I know that some writers demand absolute quiet during writing time, but, not being one of those writers myself, I like to listen to music while I work. It's not like I can demand silence anyway; I live in a noisy household with kids, pets, squeaky doors and so on, and without a dedicated Fortress of Solitude
-style workspace in which I can sequester myself, music is more something to drown out distraction than to actively enjoy. (I did try some cheap noise-canceling headphones while writing my first book; not only did they faintly pick up a country music station when turned on, they were also so ill-fitting that they made the top of my skull feel like a nail was being driven into it after an hour or so of use. I guess the lesson here is that, with noise canceling headphones at least, you really get what you pay for.)

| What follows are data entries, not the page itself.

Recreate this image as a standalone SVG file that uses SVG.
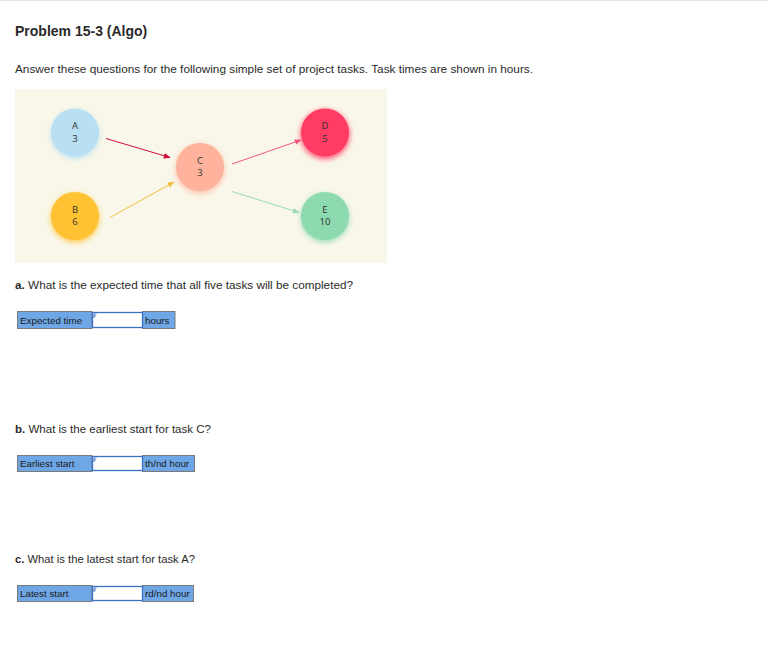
<svg xmlns="http://www.w3.org/2000/svg" width="768" height="663" viewBox="0 0 768 663">
<style>
.t{font-family:"Liberation Sans",Arial,sans-serif;fill:#2a2a2a}
.q{font-size:10.5px}
.lbl{font-family:"Liberation Sans",Arial,sans-serif;font-size:9.8px;fill:#1a1a1a}
.n{font-family:"Open Sans","Noto Sans",sans-serif;font-size:9.5px;fill:#333;text-anchor:middle}
.cell{fill:#6fa7e6;stroke:#7a7a7a;stroke-width:1}
.inp{fill:#fff;stroke:#3b70c6;stroke-width:1.3}
.edge{fill:none;stroke-width:1}
</style>
<defs>
<filter id="glow" x="-50%" y="-50%" width="200%" height="200%">
<feGaussianBlur stdDeviation="2.5"/>
</filter>
<marker id="mA" viewBox="0 0 10 10" refX="9" refY="5" markerWidth="7" markerHeight="7" orient="auto" markerUnits="userSpaceOnUse"><path d="M0,1 L10,5 L0,9 Z" fill="#cf1038"/></marker>
<marker id="mB" viewBox="0 0 10 10" refX="9" refY="5" markerWidth="7" markerHeight="7" orient="auto" markerUnits="userSpaceOnUse"><path d="M0,1 L10,5 L0,9 Z" fill="#f2c040"/></marker>
<marker id="mD" viewBox="0 0 10 10" refX="9" refY="5" markerWidth="7" markerHeight="7" orient="auto" markerUnits="userSpaceOnUse"><path d="M0,1 L10,5 L0,9 Z" fill="#ee5a7c"/></marker>
<marker id="mE" viewBox="0 0 10 10" refX="9" refY="5" markerWidth="7" markerHeight="7" orient="auto" markerUnits="userSpaceOnUse"><path d="M0,1 L10,5 L0,9 Z" fill="#9ad8bb"/></marker>
<g id="cursor"><path d="M1.5,1.5 v4 M1.5,1.5 h2.5 M1.5,3.5 h2" stroke="#3b70c6" stroke-width="0.9" fill="none"/></g>
</defs>
<rect x="0" y="0" width="768" height="663" fill="#fff"/>
<rect x="0" y="0" width="768" height="1.2" fill="#e6e6e6"/>

<text class="t" x="15" y="36" font-size="14" font-weight="bold">Problem 15-3 (Algo)</text>
<text class="t q" x="15" y="73" textLength="518" lengthAdjust="spacingAndGlyphs">Answer these questions for the following simple set of project tasks. Task times are shown in hours.</text>

<rect x="15" y="89" width="372" height="174" fill="#f9f7e9"/>

<g id="connectors">
<line class="edge" x1="106" y1="138.5" x2="170" y2="157.5" stroke="#cf1038" marker-end="url(#mA)"/>
<line class="edge" x1="110" y1="217.5" x2="174" y2="182" stroke="#f2c040" marker-end="url(#mB)"/>
<line class="edge" x1="232" y1="164" x2="301" y2="140" stroke="#ee5a7c" marker-end="url(#mD)"/>
<line class="edge" x1="232" y1="191.5" x2="299" y2="212.5" stroke="#9ad8bb" marker-end="url(#mE)"/>
</g>

<g id="nodeA">
<circle cx="75" cy="134.5" r="24.5" fill="#b8dff2" opacity="0.8" filter="url(#glow)"/>
<circle cx="75" cy="132.5" r="24" fill="#b8dff2"/>
<text class="n" x="75" y="129">A</text><text class="n" x="75" y="141.5">3</text>
</g>
<g id="nodeB">
<circle cx="75" cy="218" r="24.5" fill="#fec233" opacity="0.8" filter="url(#glow)"/>
<circle cx="75" cy="216" r="24" fill="#fec233"/>
<text class="n" x="75" y="212.5">B</text><text class="n" x="75" y="225">6</text>
</g>
<g id="nodeC">
<circle cx="200" cy="169" r="24.5" fill="#ffb39c" opacity="0.8" filter="url(#glow)"/>
<circle cx="200" cy="167" r="24" fill="#ffb39c"/>
<text class="n" x="200" y="163.5">C</text><text class="n" x="200" y="176">3</text>
</g>
<g id="nodeD">
<circle cx="325" cy="134.5" r="25" fill="#ff3c64" opacity="0.8" filter="url(#glow)"/>
<circle cx="325" cy="132.5" r="24" fill="#ff3c64"/>
<text class="n" x="325" y="129">D</text><text class="n" x="325" y="141.5">5</text>
</g>
<g id="nodeE">
<circle cx="325" cy="218" r="24.5" fill="#8dd9b0" opacity="0.8" filter="url(#glow)"/>
<circle cx="325" cy="216" r="24" fill="#8dd9b0"/>
<text class="n" x="325" y="212.5">E</text><text class="n" x="325" y="225">10</text>
</g>

<text class="t q" x="15" y="289" textLength="338" lengthAdjust="spacingAndGlyphs"><tspan font-weight="bold">a.</tspan> What is the expected time that all five tasks will be completed?</text>
<g id="boxA">
<rect class="cell" x="17.5" y="311.5" width="74.5" height="17"/>
<rect class="cell" x="142.5" y="311.5" width="32.5" height="17"/>
<rect class="inp" x="92.5" y="312.5" width="50" height="15"/>
<use href="#cursor" x="92.5" y="312.5"/>
<text class="lbl" x="20" y="323.5">Expected time</text>
<text class="lbl" x="145" y="323.5">hours</text>
</g>

<text class="t q" x="15" y="433" textLength="196" lengthAdjust="spacingAndGlyphs"><tspan font-weight="bold">b.</tspan> What is the earliest start for task C?</text>
<g id="boxB">
<rect class="cell" x="17.5" y="455.5" width="74.5" height="16"/>
<rect class="cell" x="142.5" y="455.5" width="52" height="16"/>
<rect class="inp" x="92.5" y="456.5" width="50" height="14"/>
<use href="#cursor" x="92.5" y="456.5"/>
<text class="lbl" x="20" y="467">Earliest start</text>
<text class="lbl" x="145" y="467">th/nd hour</text>
</g>

<text class="t q" x="15" y="563" textLength="180" lengthAdjust="spacingAndGlyphs"><tspan font-weight="bold">c.</tspan> What is the latest start for task A?</text>
<g id="boxC">
<rect class="cell" x="17.5" y="585.5" width="74.5" height="16"/>
<rect class="cell" x="142.5" y="585.5" width="51" height="16"/>
<rect class="inp" x="92.5" y="586.5" width="50" height="14"/>
<use href="#cursor" x="92.5" y="586.5"/>
<text class="lbl" x="20" y="597">Latest start</text>
<text class="lbl" x="145" y="597">rd/nd hour</text>
</g>
</svg>
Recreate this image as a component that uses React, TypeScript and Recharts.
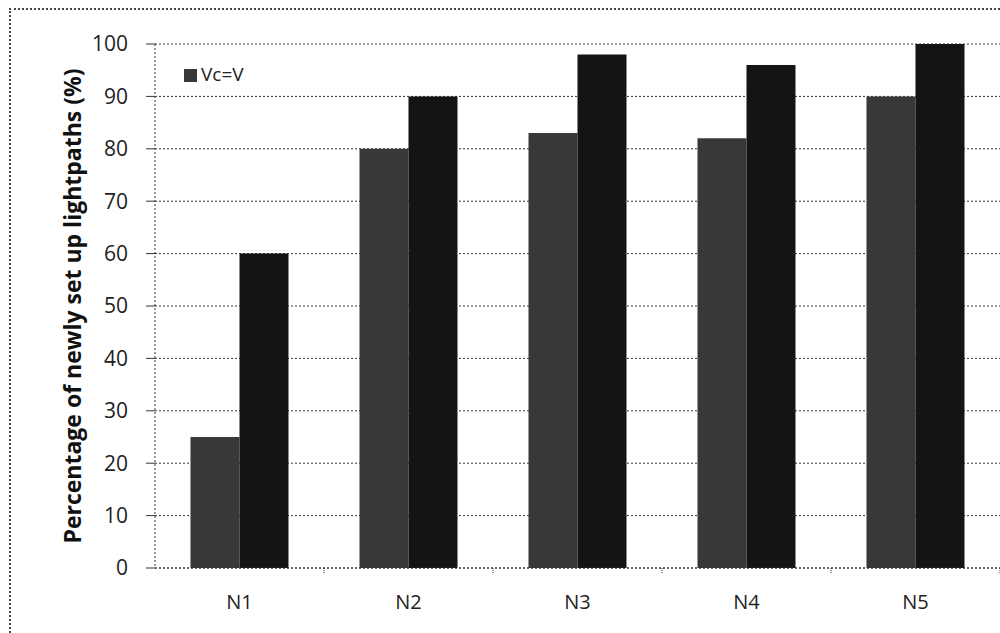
import { BarChart, Bar, XAxis, YAxis, CartesianGrid, Legend } from "recharts";

// values
const nodes = ["N1", "N2", "N3", "N4", "N5"];
const vcEqualV = [25, 80, 83, 82, 90];
const otherCase = [60, 90, 98, 96, 100];
const yTicks = [0, 10, 20, 30, 40, 50, 60, 70, 80, 90, 100];

const data = nodes.map((n, i) => ({ name: n, vc: vcEqualV[i], other: otherCase[i] }));

const W = 1000;
const H = 633;
const LEFT = 155;
const halfBand = (W - LEFT) / nodes.length / 2;

const XTick = (props: any) => {
  const { x, y, payload } = props;
  return (
    <g>
      <line x1={x + halfBand} x2={x + halfBand} y1={y - 8} y2={y - 2} stroke="#222" strokeDasharray="1 1" />
      <text x={x} y={y + 33} textAnchor="middle" fontSize={20} fill="#222" fontFamily="Open Sans">
        {payload.value}
      </text>
    </g>
  );
};

export default function App() {
  return (
    <div style={{ position: "fixed", left: 0, top: 0, width: W, height: H, background: "#fff", overflow: "hidden" }}>
      {/* outer frame of the scanned figure */}
      <div style={{ position: "absolute", left: 9, top: 8, width: 0, height: H - 8, borderLeft: "2px dotted #444" }} />
      <div style={{ position: "absolute", left: 9, top: 8, width: W - 9, height: 0, borderTop: "2px dotted #444" }} />
      <BarChart
        width={W}
        height={H}
        data={data}
        margin={{ top: 44, right: 0, bottom: 0, left: 0 }}
        barGap={0}
        barCategoryGap="21%"
        style={{ position: "absolute", left: 0, top: 0 }}
      >
        <CartesianGrid vertical={false} stroke="#333" strokeDasharray="2 2" />
        <XAxis
          dataKey="name"
          height={65}
          axisLine={{ stroke: "#333", strokeDasharray: "2 2" }}
          tickLine={false}
          tick={<XTick />}
          interval={0}
        />
        <YAxis
          width={LEFT}
          domain={[0, 100]}
          ticks={yTicks}
          interval={0}
          axisLine={{ stroke: "#333", strokeDasharray: "2 2" }}
          tickLine={{ stroke: "#333" }}
          tickSize={9}
          tickMargin={18}
          tick={{ fontSize: 21, fill: "#222", fontFamily: "Open Sans" }}
          label={{
            value: "Percentage of newly set up lightpaths (%)",
            angle: -90,
            position: "insideLeft",
            offset: 73,
            style: { textAnchor: "middle", fontSize: 23, fontWeight: "bold", fill: "#111", fontFamily: "Open Sans" },
          }}
        />
        <Legend
          layout="horizontal"
          verticalAlign="middle"
          align="center"
          iconType="square"
          iconSize={13}
          wrapperStyle={{ top: 61, left: 184, width: "auto", fontFamily: "Open Sans", fontSize: 19 }}
          formatter={(v: string) => <span style={{ color: "#222" }}>{v}</span>}
        />
        <Bar dataKey="vc" name="Vc=V" fill="#383838" isAnimationActive={false} />
        <Bar dataKey="other" name="other" fill="#141414" legendType="none" isAnimationActive={false} />
      </BarChart>
    </div>
  );
}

It's important that the music I'm playing be something familiar enough that I don't actively need to listen to it; picking words out of lyrics or being grabbed by a catchy new melody would intrude too much on my thoughts. Music known by heart is happily one step above white noise, and when your playlist is selected with at least a little bit of care, it can nicely set the tone for the work of the day (or week, or month, depending on your tolerance for the repeat function). During the first draft of Two Years, No Rain, I listened to a lot of the Faeroese musician Teitur; his English music is light with edgy and sometimes dark lyrics, just the tone I was shooting for in the book. Later, while trying to tighten up dialogue in the second draft, TV on the Radio's Return to Cookie Mountain was played over and over for days for its peppy energy. The effort of the third draft was a melancholy affair, well served by Bon Iver's mopey but wonderful For Emma, Forever Ago. When I finally made it to copyedits, Wilco's Yankee Hotel Foxtrot seemed to be just right.
Perhaps the most influential — and least expected — listening, though, came in the form of Kenny G's 1986 multiplatnum opus Duotones. Some background: just like my protagonist in Two Years, No Rain, I've had a years-long interest in meteorology. Instead of watching Michael Jackson videos as a kid (and, sadly, I did not listen to Thriller at all while writing this book), I spent a lot of my time watching the then-new and often crudely produced Weather Channel. And, as anyone who watched TWC back then will immediately recall, the regular local forecast was always accompanied by Kenny G. (And is it good or bad that I should associate a tornado warning with the dreamy sound of a soprano sax?) My friends often gave me grief about my weather obsession, going to far as to track down a Duotones CD for my 16th birthday. They got it right back, though, in the form of the tape I made of it and forced anyone riding in my car to hear. Let's just say I listened to that album a lot back then. And when it came time to write the weather bits in Two Years, No Rain, Duotones returned to me after all those years in a perfect bit of inspiration. iTunes instantly satisfied, and the noises of my home vanished to keyboard clicks and memories of local weather.
At that moment, there was really no better fit for my ears. Kenneth Gorelick, I salute you!